┌─ Provided material
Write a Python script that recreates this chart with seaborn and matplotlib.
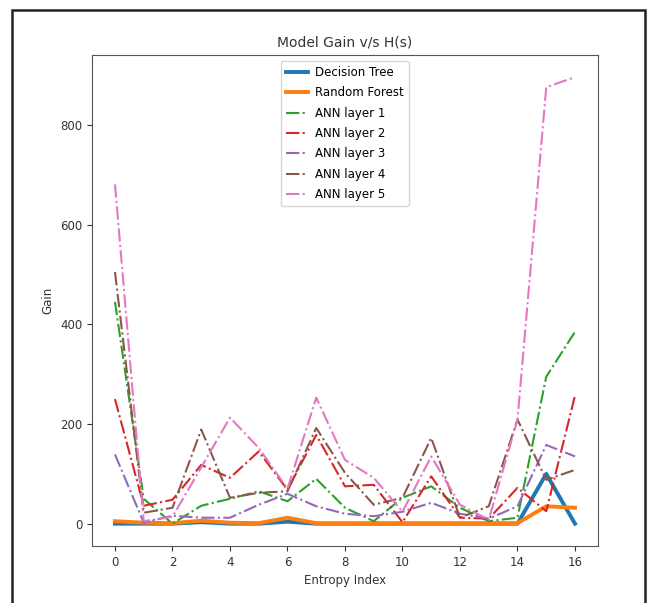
import numpy as np
import pandas as pd
import matplotlib
matplotlib.use('Agg')
import matplotlib.pyplot as plt
import seaborn as sns
from matplotlib.patches import Rectangle

# ── Data ──────────────────────────────────────────────
entropy_idx = list(range(17))
decision_tree = [0, 0, 0, 3, 0, 0, 4, 0, 0, 0, 0, 0, 0, 0, 0, 100, 0]
random_forest = [5, 2, 1, 6, 2, 1, 12, 1, 1, 1, 1, 1, 1, 1, 1, 35, 32]
ann_1 = [445, 50, 0, 36, 50, 65, 45, 90, 32, 5, 52, 75, 32, 5, 12, 295, 385]
ann_2 = [250, 36, 48, 118, 92, 145, 68, 178, 75, 78, 3, 95, 12, 10, 72, 25, 257]
ann_3 = [139, 2, 16, 12, 12, 38, 60, 35, 20, 15, 24, 42, 20, 10, 35, 158, 135]
ann_4 = [505, 22, 32, 189, 52, 62, 65, 192, 102, 38, 52, 172, 12, 35, 209, 88, 108]
ann_5 = [681, 5, 14, 113, 213, 152, 70, 253, 128, 92, 24, 135, 38, 8, 209, 876, 896]

series = {
    'Decision Tree': decision_tree,
    'Random Forest': random_forest,
    'ANN layer 1': ann_1,
    'ANN layer 2': ann_2,
    'ANN layer 3': ann_3,
    'ANN layer 4': ann_4,
    'ANN layer 5': ann_5,
}
colors = sns.color_palette('tab10', 7)

# ── Plot ───────────────────────────────────────────────
fig = plt.figure(figsize=(6.5, 6.03), dpi=100)
ax = fig.add_axes([0.1415, 0.0945, 0.7785, 0.8145])

for (name, vals), c in zip(series.items(), colors):
    if name.startswith('ANN'):
        sns.lineplot(x=entropy_idx, y=vals, ax=ax, color=c, label=name,
                     linestyle='-.', linewidth=1.5)
    else:
        sns.lineplot(x=entropy_idx, y=vals, ax=ax, color=c, label=name,
                     linewidth=2.8)

ax.set_xticks(range(0, 17, 2))
ax.set_yticks([0, 200, 400, 600, 800])
ax.tick_params(labelsize=8.5, colors='#333333')
ax.set_title('Model Gain v/s H(s)', fontsize=10, color='#333333')
ax.set_xlabel('Entropy Index', fontsize=8.5, color='#333333')
ax.set_ylabel('Gain', fontsize=8.5, color='#333333')
for s in ax.spines.values():
    s.set_color('#555555')
ax.legend(loc='upper center', fontsize=8.5, handlelength=1.8,
          handletextpad=0.6, labelspacing=0.62, borderpad=0.45)

# screenshot frame
fig.patches.append(Rectangle((0.0185, -0.02), 0.974, 1.003, transform=fig.transFigure,
                             fill=False, edgecolor='#222222', linewidth=1.8))

fig.savefig('out.png', dpi=100)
└─
● **What the exercise asks**: Give an exact reproduction of every line, leaving out any picture.

● **Output of the exercise**:
Write a Python script that recreates this chart with seaborn and matplotlib.
import numpy as np
import pandas as pd
import matplotlib
matplotlib.use('Agg')
import matplotlib.pyplot as plt
import seaborn as sns
from matplotlib.patches import Rectangle

# ── Data ──────────────────────────────────────────────
entropy_idx = list(range(17))
decision_tree = [0, 0, 0, 3, 0, 0, 4, 0, 0, 0, 0, 0, 0, 0, 0, 100, 0]
random_forest = [5, 2, 1, 6, 2, 1, 12, 1, 1, 1, 1, 1, 1, 1, 1, 35, 32]
ann_1 = [445, 50, 0, 36, 50, 65, 45, 90, 32, 5, 52, 75, 32, 5, 12, 295, 385]
ann_2 = [250, 36, 48, 118, 92, 145, 68, 178, 75, 78, 3, 95, 12, 10, 72, 25, 257]
ann_3 = [139, 2, 16, 12, 12, 38, 60, 35, 20, 15, 24, 42, 20, 10, 35, 158, 135]
ann_4 = [505, 22, 32, 189, 52, 62, 65, 192, 102, 38, 52, 172, 12, 35, 209, 88, 108]
ann_5 = [681, 5, 14, 113, 213, 152, 70, 253, 128, 92, 24, 135, 38, 8, 209, 876, 896]

series = {
    'Decision Tree': decision_tree,
    'Random Forest': random_forest,
    'ANN layer 1': ann_1,
    'ANN layer 2': ann_2,
    'ANN layer 3': ann_3,
    'ANN layer 4': ann_4,
    'ANN layer 5': ann_5,
}
colors = sns.color_palette('tab10', 7)

# ── Plot ───────────────────────────────────────────────
fig = plt.figure(figsize=(6.5, 6.03), dpi=100)
ax = fig.add_axes([0.1415, 0.0945, 0.7785, 0.8145])

for (name, vals), c in zip(series.items(), colors):
    if name.startswith('ANN'):
        sns.lineplot(x=entropy_idx, y=vals, ax=ax, color=c, label=name,
                     linestyle='-.', linewidth=1.5)
    else:
        sns.lineplot(x=entropy_idx, y=vals, ax=ax, color=c, label=name,
                     linewidth=2.8)

ax.set_xticks(range(0, 17, 2))
ax.set_yticks([0, 200, 400, 600, 800])
ax.tick_params(labelsize=8.5, colors='#333333')
ax.set_title('Model Gain v/s H(s)', fontsize=10, color='#333333')
ax.set_xlabel('Entropy Index', fontsize=8.5, color='#333333')
ax.set_ylabel('Gain', fontsize=8.5, color='#333333')
for s in ax.spines.values():
    s.set_color('#555555')
ax.legend(loc='upper center', fontsize=8.5, handlelength=1.8,
          handletextpad=0.6, labelspacing=0.62, borderpad=0.45)

# screenshot frame
fig.patches.append(Rectangle((0.0185, -0.02), 0.974, 1.003, transform=fig.transFigure,
                             fill=False, edgecolor='#222222', linewidth=1.8))

fig.savefig('out.png', dpi=100)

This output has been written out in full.